» Problem to solve
For the entries below, copy exactly the line that contains "Generate a Python" through the line that contains "0.327, 0.29, 0.29]", both ends included, and exclude all pictures.

» Extracted material

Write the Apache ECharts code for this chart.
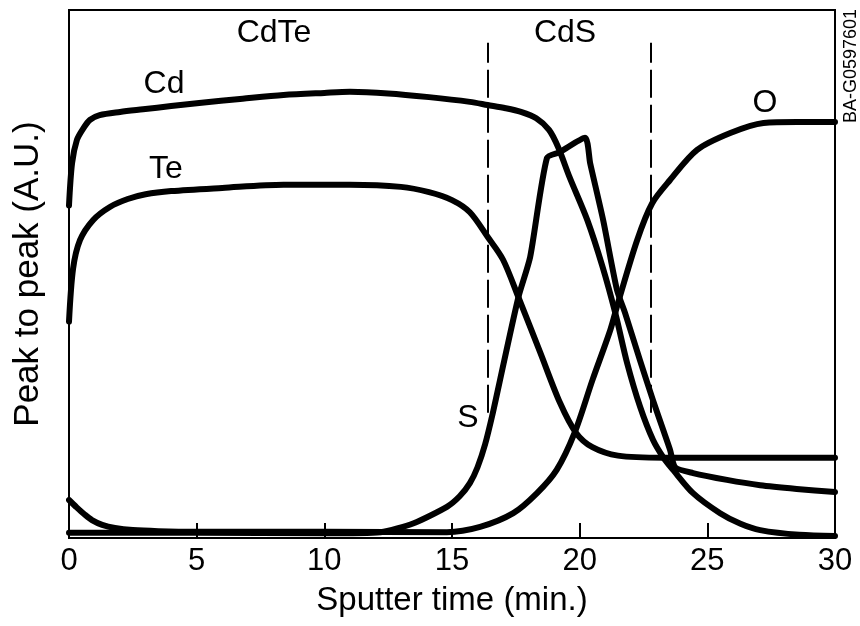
<!DOCTYPE html>
<html>
<head>
<meta charset="utf-8">
<script src="https://cdn.jsdelivr.net/npm/echarts@6/dist/echarts.min.js"></script>
<style>html,body{margin:0;padding:0;background:#fff;}#c{width:860px;height:626px;}</style>
</head>
<body>
<div id="c"></div>
<script>
// Sputter time ticks (min.)
var xTicks = [0, 5, 10, 15, 20, 25, 30];
// Series: [sputter time (min.), peak-to-peak (A.U., 0-100 scale)]
var cdData = [[0,63],[0.12,71],[0.31,75.4],[0.55,77.5],[0.82,79.2],[1.2,80.1],[2,80.7],[2.9,81.2],[4,81.8],[5.1,82.4],[6.8,83.2],[8.4,83.9],[10,84.3],[11,84.5],[12.5,84.2],[14.1,83.5],[15.7,82.6],[16.4,82.0],[17.1,81.4],[17.7,80.7],[18.3,79.5],[18.8,77.3],[19.15,74.1],[19.6,68.4],[20.3,60.2],[20.9,51.3],[21.4,42.5],[21.86,33.1],[22.37,24.8],[22.87,18.6],[23.27,15.3],[23.66,12.9],[24.44,8.5],[25.5,4.7],[26.3,2.7],[27.07,1.5],[28.6,0.6],[30,0.4]];
var teData = [[0,41],[0.16,51],[0.43,56.4],[0.94,60.2],[1.6,62.7],[2.3,64.2],[3,65.1],[4,65.7],[6,66.3],[8.4,66.9],[11,66.9],[13,66.5],[14.1,65.5],[15,64],[15.7,61.7],[16.4,57.0],[17,52.7],[17.6,45.6],[18.45,35.2],[19.23,25.6],[19.86,19.9],[20.5,17.2],[21.5,15.6],[23.3,15.2],[30,15.2]];
var sData = [[0,1.0],[5,1.0],[10,0.9],[12.2,1.1],[13.5,2.8],[14.8,5.9],[15.3,7.9],[15.7,10.4],[16.0,13.4],[16.3,17.8],[16.6,23.7],[16.88,29.9],[17.6,45.6],[18.06,53.2],[18.72,72.0],[19.23,73.1],[20.21,75.8],[20.41,71.0],[20.92,60.2],[21.46,47.0],[21.78,42.6],[22.36,33.7],[22.87,26.1],[23.27,20.5],[23.54,16.7],[23.74,13.4],[24.44,12.3],[25.77,11.0],[27.07,10.0],[28.5,9.3],[30,8.7]];
var oData = [[0,7.2],[0.3,5.8],[0.6,4.5],[0.9,3.4],[1.3,2.5],[1.8,1.9],[2.5,1.5],[3.5,1.3],[5,1.2],[10,1.2],[14.8,1.1],[16.1,2.1],[17.4,4.7],[18.33,8.5],[19.1,12.9],[19.8,19.9],[20.5,29.9],[21.2,39.4],[21.5,44.5],[22.25,56.4],[22.84,63.4],[23.54,67.8],[24.6,73.5],[25.9,76.7],[27.2,78.6],[28.5,78.8],[30,78.8]];
// Layer boundaries (dashed lines)
var boundaryX = [16.4, 22.8];
var boundaryY = [23.7, 93.8];

var FONT = '"Liberation Sans", Arial, Helvetica, sans-serif';
var chart = echarts.init(document.getElementById('c'));

function curve(name, data, smooth) {
  return {
    name: name, type: 'line', data: data, symbol: 'none', smooth: smooth,
    lineStyle: { color: '#000', width: 6, cap: 'round', join: 'round' },
    z: 3
  };
}

var series = [
  curve('Cd', cdData, 0.3),
  curve('Te', teData, 0.3),
  curve('S', sData, 0.22),
  curve('O', oData, 0.3),
  {
    type: 'line', data: [], symbol: 'none',
    markLine: {
      silent: true, symbol: 'none', label: { show: false },
      lineStyle: { color: '#000', width: 2, type: [28, 7] },
      data: boundaryX.map(function (x) {
        return [{ coord: [x, boundaryY[0]] }, { coord: [x, boundaryY[1]] }];
      })
    }
  }
];

chart.setOption({
  animation: false,
  backgroundColor: '#fff',
  grid: { left: 69, right: 25, top: 10, bottom: 88, show: true, borderColor: '#000', borderWidth: 2, backgroundColor: 'transparent' },
  xAxis: {
    type: 'value', min: 0, max: 30, interval: 5,
    name: 'Sputter time (min.)', nameLocation: 'middle', nameGap: 46,
    nameTextStyle: { fontFamily: FONT, fontSize: 33, color: '#000' },
    axisLine: { show: true, lineStyle: { color: '#000', width: 2 } },
    axisTick: { show: true, inside: true, length: 15, lineStyle: { color: '#000', width: 2 } },
    axisLabel: { fontFamily: FONT, fontSize: 31, color: '#000', margin: 8,
      formatter: function (v) { return xTicks.indexOf(v) >= 0 ? String(v) : ''; } },
    splitLine: { show: false }
  },
  yAxis: {
    type: 'value', min: 0, max: 100,
    name: 'Peak to peak (A.U.)', nameLocation: 'middle', nameGap: 23,
    nameTextStyle: { fontFamily: FONT, fontSize: 35, color: '#000' },
    axisLine: { show: true, lineStyle: { color: '#000', width: 2 } },
    axisTick: { show: false }, axisLabel: { show: false }, splitLine: { show: false }
  },
  graphic: [
    { type: 'text', x: 274, y: 33, style: { text: 'CdTe', font: '32px ' + FONT, fill: '#000', align: 'center', verticalAlign: 'middle' } },
    { type: 'text', x: 565, y: 33, style: { text: 'CdS', font: '32px ' + FONT, fill: '#000', align: 'center', verticalAlign: 'middle' } },
    { type: 'text', x: 164, y: 84, style: { text: 'Cd', font: '32px ' + FONT, fill: '#000', align: 'center', verticalAlign: 'middle' } },
    { type: 'text', x: 166, y: 169, style: { text: 'Te', font: '32px ' + FONT, fill: '#000', align: 'center', verticalAlign: 'middle' } },
    { type: 'text', x: 468, y: 418, style: { text: 'S', font: '32px ' + FONT, fill: '#000', align: 'center', verticalAlign: 'middle' } },
    { type: 'text', x: 765, y: 103, style: { text: 'O', font: '32px ' + FONT, fill: '#000', align: 'center', verticalAlign: 'middle' } },
    { type: 'text', x: 851, y: 66, rotation: Math.PI / 2, style: { text: 'BA-G0597601', font: '18px ' + FONT, fill: '#000', align: 'center', verticalAlign: 'middle' } }
  ],
  series: series
});
</script>
</body>
</html>
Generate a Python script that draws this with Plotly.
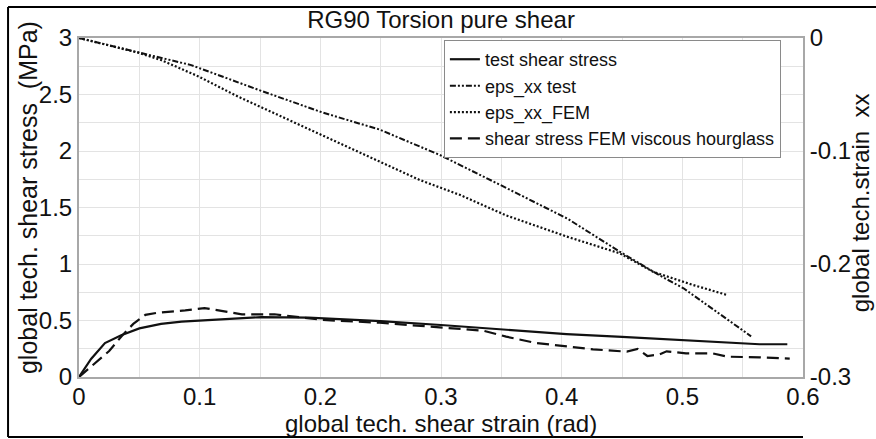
import plotly.graph_objects as go

# ---- data ----
test_x = [0.0, 0.010, 0.0215, 0.035, 0.05, 0.068, 0.085, 0.1, 0.125, 0.151, 0.19, 0.2, 0.25, 0.3, 0.35, 0.404, 0.45, 0.5, 0.564, 0.587]
test_stress = [0.0, 0.16, 0.30, 0.37, 0.43, 0.47, 0.49, 0.50, 0.515, 0.53, 0.525, 0.52, 0.495, 0.46, 0.42, 0.38, 0.355, 0.327, 0.29, 0.29]

fem_x = [0.0, 0.013, 0.025, 0.036, 0.045, 0.055, 0.066, 0.088, 0.104, 0.118, 0.135, 0.162, 0.19, 0.202, 0.249, 0.3, 0.335, 0.354, 0.379, 0.405, 0.426, 0.454, 0.463, 0.471, 0.481, 0.487, 0.503, 0.525, 0.537, 0.564, 0.589]
fem_stress = [0.0, 0.12, 0.23, 0.37, 0.47, 0.55, 0.57, 0.59, 0.61, 0.585, 0.555, 0.555, 0.52, 0.505, 0.48, 0.44, 0.41, 0.357, 0.30, 0.27, 0.245, 0.224, 0.248, 0.186, 0.20, 0.227, 0.209, 0.209, 0.18, 0.174, 0.162]

epsT_x = [0.0, 0.049, 0.093, 0.149, 0.202, 0.249, 0.299, 0.349, 0.405, 0.448, 0.481, 0.501, 0.55, 0.557]
epsT = [0.0, -0.013, -0.024, -0.046, -0.066, -0.081, -0.1035, -0.130, -0.16, -0.189, -0.210, -0.2215, -0.258, -0.264]

epsF_x = [0.0, 0.049, 0.068, 0.099, 0.132, 0.162, 0.202, 0.249, 0.2825, 0.316, 0.354, 0.405, 0.448, 0.476, 0.509, 0.537]
epsF = [0.0, -0.013, -0.0195, -0.034, -0.052, -0.0667, -0.086, -0.1094, -0.1257, -0.139, -0.157, -0.176, -0.1905, -0.207, -0.2186, -0.2274]

names = ["test shear stress", "eps_xx test", "eps_xx_FEM", "shear stress FEM viscous hourglass"]

x_ticks = [0, 0.1, 0.2, 0.3, 0.4, 0.5, 0.6]
x_labels = ["0", "0.1", "0.2", "0.3", "0.4", "0.5", "0.6"]
y_ticks = [0, 0.5, 1, 1.5, 2, 2.5, 3]
y_labels = ["0", "0.5", "1", "1.5", "2", "2.5", "3"]
y2_ticks = [-0.3, -0.2, -0.1, 0]
y2_labels = ["-0.3", "-0.2", "-0.1", "0"]

FONT = "Liberation Sans, Arial, sans-serif"
INK = "#111111"

fig = go.Figure()
fig.add_trace(go.Scatter(x=test_x, y=test_stress, name=names[0], mode="lines",
                         line=dict(color=INK, width=2.2)))
fig.add_trace(go.Scatter(x=epsT_x, y=epsT, name=names[1], mode="lines", yaxis="y2",
                         line=dict(color=INK, width=2, dash="6px,2px,2px,2px,2px,2px")))
fig.add_trace(go.Scatter(x=epsF_x, y=epsF, name=names[2], mode="lines", yaxis="y2",
                         line=dict(color=INK, width=2.2, dash="2px,2px")))
fig.add_trace(go.Scatter(x=fem_x, y=fem_stress, name=names[3], mode="lines",
                         line=dict(color=INK, width=2.2, dash="12px,6px")))

grid = "#e3e3e3"
axcol = "#a8a8a8"

fig.update_layout(
    width=876, height=439,
    margin=dict(l=79, r=73, t=38, b=62),
    paper_bgcolor="white", plot_bgcolor="white",
    font=dict(family=FONT, color=INK, size=24),
    showlegend=True,
    title=dict(text="RG90 Torsion pure shear", x=0.5035, xanchor="center", y=0.955, yanchor="middle",
               font=dict(size=24, family=FONT, color=INK)),
    xaxis=dict(range=[0, 0.6], tickvals=x_ticks, ticktext=x_labels, showgrid=True, gridcolor=grid, gridwidth=1,
               minor=dict(dtick=0.05, showgrid=True, gridcolor=grid, gridwidth=1),
               showline=True, linecolor=axcol, linewidth=2, mirror=True, zeroline=False,
               ticks="", tickfont=dict(size=24), ticklabelstandoff=-3),
    yaxis=dict(range=[0, 3], tickvals=y_ticks, ticktext=y_labels, showgrid=True, gridcolor=grid, gridwidth=1,
               minor=dict(dtick=0.25, showgrid=True, gridcolor=grid, gridwidth=1),
               showline=True, linecolor=axcol, linewidth=2, zeroline=False,
               ticks="", tickfont=dict(size=24), ticklabelstandoff=0),
    yaxis2=dict(range=[-0.3, 0], overlaying="y", side="right", tickvals=y2_ticks, ticktext=y2_labels,
                showgrid=False, zeroline=False, showline=True, linecolor=axcol, linewidth=2,
                ticks="", tickfont=dict(size=24), ticklabelstandoff=0),
    legend=dict(x=0.504, y=0.994, xanchor="left", yanchor="top", bgcolor="white",
                bordercolor="#8a8a8a", borderwidth=1, font=dict(size=18, family=FONT, color=INK),
                tracegroupgap=0, itemwidth=30),
    annotations=[
        dict(text="global tech. shear strain (rad)", xref="paper", yref="paper", x=0.4995, y=-0.138,
             xanchor="center", yanchor="middle", showarrow=False, font=dict(size=24)),
        dict(text="global tech. shear stress  (MPa)", xref="paper", yref="paper", x=-0.0704, y=0.528,
             xanchor="center", yanchor="middle", textangle=-90, showarrow=False, font=dict(size=25)),
        dict(text="global tech.strain  xx", xref="paper", yref="paper", x=1.079, y=0.513,
             xanchor="center", yanchor="middle", textangle=-90, showarrow=False, font=dict(size=24)),
    ],
    shapes=[
        dict(type="line", xref="paper", yref="paper", x0=-0.098, x1=1.11, y0=1.0914, y1=1.0914,
             line=dict(color="black", width=2)),
        dict(type="line", xref="paper", yref="paper", x0=-0.098, x1=-0.098, y0=1.0914, y1=-0.177,
             line=dict(color="black", width=2)),
        dict(type="line", xref="paper", yref="paper", x0=-0.098, x1=1.0, y0=-0.177, y1=-0.177,
             line=dict(color="black", width=2)),
    ],
)

fig.write_html("out.html")
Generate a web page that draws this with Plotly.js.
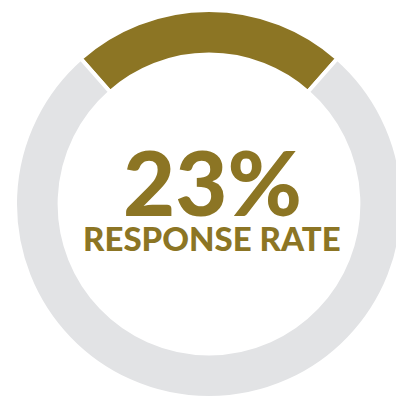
<!DOCTYPE html>
<html>
<head>
<meta charset="utf-8">
<script src="https://cdn.plot.ly/plotly-3.0.1.min.js"></script>
<style>
html,body{margin:0;padding:0;width:396px;height:396px;overflow:hidden;background:#fff;}
#chart{position:absolute;left:15px;top:10px;width:388px;height:388px;}
</style>
</head>
<body>
<div id="chart"></div>
<script>
const labels = ["Responded", "Did not respond"];
const values = [23, 77];
const colors = ["#8C7524", "#E2E3E5"];
const bigText = "23%";
const subText = "RESPONSE RATE";

const trace = {
  type: "pie",
  labels: labels,
  values: values,
  hole: 0.77,
  sort: false,
  direction: "clockwise",
  rotation: -values[0] / 100 * 180,
  textinfo: "none",
  hoverinfo: "none",
  showlegend: false,
  marker: {colors: colors, line: {color: "#ffffff", width: 4}}
};

const layout = {
  width: 388, height: 388,
  margin: {l: 0, r: 0, t: 0, b: 0, pad: 0},
  paper_bgcolor: "rgba(0,0,0,0)",
  plot_bgcolor: "rgba(0,0,0,0)",
  showlegend: false,
  annotations: [
    {text: bigText, x: 0.508, y: 0.56, xref: "paper", yref: "paper",
     showarrow: false, xanchor: "center", yanchor: "middle",
     font: {family: "Lato", size: 90, weight: 900, color: colors[0]}},
    {text: subText, x: 0.508, y: 0.412, xref: "paper", yref: "paper",
     showarrow: false, xanchor: "center", yanchor: "middle",
     font: {family: "Lato", size: 33, weight: 900, color: colors[0]}}
  ]
};

Plotly.newPlot("chart", [trace], layout, {staticPlot: true, displayModeBar: false});
</script>
</body>
</html>
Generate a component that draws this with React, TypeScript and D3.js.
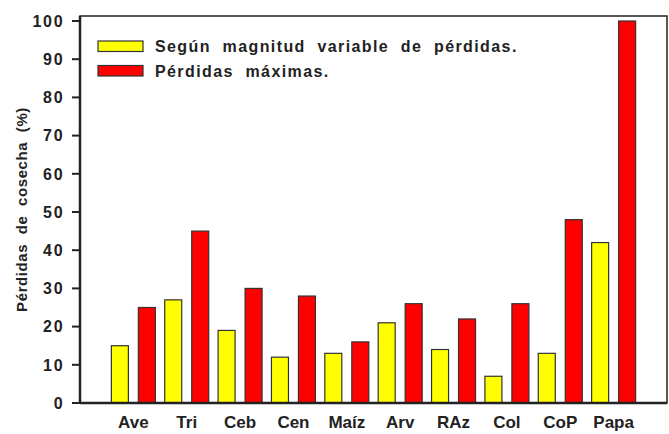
import React from "react";
import * as d3 from "d3";

const categories = ["Ave", "Tri", "Ceb", "Cen", "Maíz", "Arv", "RAz", "Col", "CoP", "Papa"];
const magnitudVariable = [15, 27, 19, 12, 13, 21, 14, 7, 13, 42];
const perdidasMaximas = [25, 45, 30, 28, 16, 26, 22, 26, 48, 100];
const seriesNames = ["Según  magnitud  variable  de  pérdidas.", "Pérdidas  máximas."];
const seriesColors = ["#ffff00", "#ff0000"];
const yTicks = [0, 10, 20, 30, 40, 50, 60, 70, 80, 90, 100];

const width = 669;
const height = 434;
const left = 80;
const right = 667;
const top = 16;
const bottom = 403;
const font = "'Liberation Sans', Arial, sans-serif";

const App = () => {
  const x = d3.scaleLinear().domain([0, categories.length + 1]).range([left, right]);
  const y = d3.scaleLinear().domain([0, 100]).range([bottom, 21]);
  const inner = d3.scaleBand().domain(["a", "b"]).range([-22, 22]).paddingInner(0.37);
  const series = [magnitudVariable, perdidasMaximas];

  return (
    <svg width={width} height={height} style={{ position: "absolute", left: 0, top: 0, background: "#fff" }}>
      {/* bars */}
      {categories.map((c, i) =>
        series.map((vals, s) => (
          <rect
            key={c + s}
            x={x(i + 1) + inner(s ? "b" : "a")}
            y={y(vals[i])}
            width={inner.bandwidth()}
            height={y(0) - y(vals[i])}
            fill={seriesColors[s]}
            stroke="#333"
            strokeWidth={1.2}
          />
        ))
      )}

      {/* frame */}
      <rect x={left} y={top} width={right - left} height={bottom - top} fill="none" stroke="#222" strokeWidth={1.5} />
      <line x1={left} x2={right} y1={bottom} y2={bottom} stroke="#222" strokeWidth={2.5} />
      <line x1={left} x2={left} y1={top} y2={bottom} stroke="#222" strokeWidth={2.5} />

      {/* y ticks */}
      {yTicks.map((t) => (
        <g key={t}>
          <line x1={left - 8} x2={left} y1={y(t)} y2={y(t)} stroke="#222" strokeWidth={2} />
          <text
            x={64.5}
            y={y(t)}
            dy="0.36em"
            textAnchor="end"
            fontFamily={font}
            fontWeight="bold"
            fontSize={16}
            letterSpacing={1.8}
            fill="#222"
          >
            {t}
          </text>
        </g>
      ))}

      <text
        transform={`translate(27,${(top + bottom) / 2}) rotate(-90)`}
        textAnchor="middle"
        fontFamily={font}
        fontWeight="bold"
        fontSize={15}
        letterSpacing={0.6}
        fill="#222"
        style={{ whiteSpace: "pre" }}
      >
        Pérdidas  de  cosecha  (%)
      </text>

      {/* x labels */}
      {categories.map((c, i) => (
        <text
          key={c}
          x={x(i + 1)}
          y={428}
          textAnchor="middle"
          fontFamily={font}
          fontWeight="bold"
          fontSize={17}
          fill="#222"
        >
          {c}
        </text>
      ))}

      {/* legend */}
      {seriesNames.map((n, s) => (
        <g key={n} transform={`translate(98,${41 + s * 24.5})`}>
          <rect width={45} height={10.5} fill={seriesColors[s]} stroke="#333" strokeWidth={1.2} />
          <text
            x={57}
            y={5.5}
            dy="0.36em"
            fontFamily={font}
            fontWeight="bold"
            fontSize={16}
            letterSpacing={1.4}
            fill="#222"
            style={{ whiteSpace: "pre" }}
          >
            {n}
          </text>
        </g>
      ))}
    </svg>
  );
};

export default App;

» Result of this exercise
Generate a Python script that draws this with Plotly.
import plotly.graph_objects as go

# ---- data ----
test_x = [0.0, 0.010, 0.0215, 0.035, 0.05, 0.068, 0.085, 0.1, 0.125, 0.151, 0.19, 0.2, 0.25, 0.3, 0.35, 0.404, 0.45, 0.5, 0.564, 0.587]
test_stress = [0.0, 0.16, 0.30, 0.37, 0.43, 0.47, 0.49, 0.50, 0.515, 0.53, 0.525, 0.52, 0.495, 0.46, 0.42, 0.38, 0.355, 0.327, 0.29, 0.29]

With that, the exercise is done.